The late appearance of the biographical material about Muhammad, the fact that no one had heard of or spoken of Muhammad for decades after the Arab conquests began, the changes in the religion of the Arab Empire, the inconsistencies in the Qur'an—all of this needed to be explained. The hadiths pinning blame on the Umayyads helped, but other explanations would have been necessary, too. A common justification emerged in the hadiths: It was all part of the divine plan. Allah caused even Muhammad to forget portions of the Qur'an. He left the collection of that divine book up to people who lost parts of it—hence its late editing and the existence of variants. It was all in his plan and thus should not disturb the faith of the pious.

 

Explaining a Political Religion

 

This reconstruction of events has a good deal to recommend it. It explains the curious silence of the early Arab conquerors, and of those whom they conquered, about Muhammad and the Qur'an. It explains why the earliest extant records of an Arab prophet speak of a figure who displayed some kinship with both Judaism and Christianity, contrary to the portrayal of Muhammad in the canonical Islamic texts. It explains why Islamic tradition speaks of the Qur'an as the
perfect and eternal book of Allah while simultaneously depicting the almost casual loss of significant portions of the holy book.
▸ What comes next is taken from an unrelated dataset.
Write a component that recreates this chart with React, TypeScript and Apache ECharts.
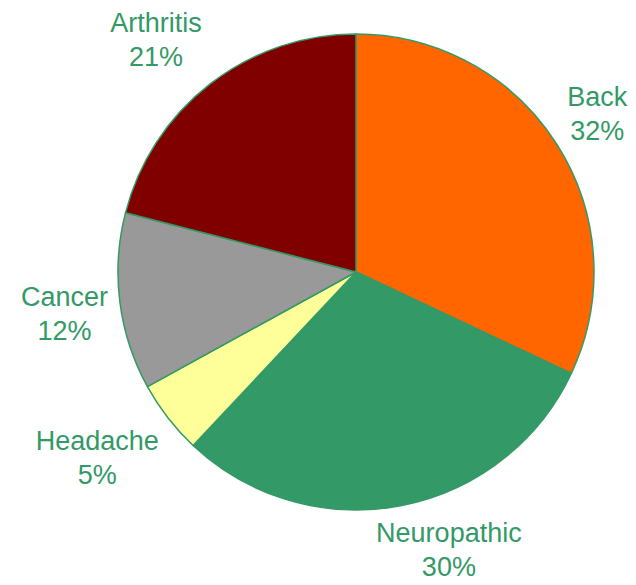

It explains why Islam, the supposed impetus for the Arab conquests, is such a late arrival on the scene.

 

This scenario also explains why Islam developed as such a profoundly political religion. By its nature, Islam is a political faith: The divine kingdom is very much of this world, with God's wrath and judgment to be expected not only in the next life but also in this one, to be delivered by believers. In considering its adherents as the instruments of divine justice on earth, Islam departs from its Abrahamic forerunners. This departure could reflect the circumstances of Islam's origins: Whereas Christianity began as a primarily spiritual construct and gained worldly power only much later (forcing its adherents to grapple with the relationship between the spiritual and temporal realms), Islam was unapologetically worldly and political from the beginning.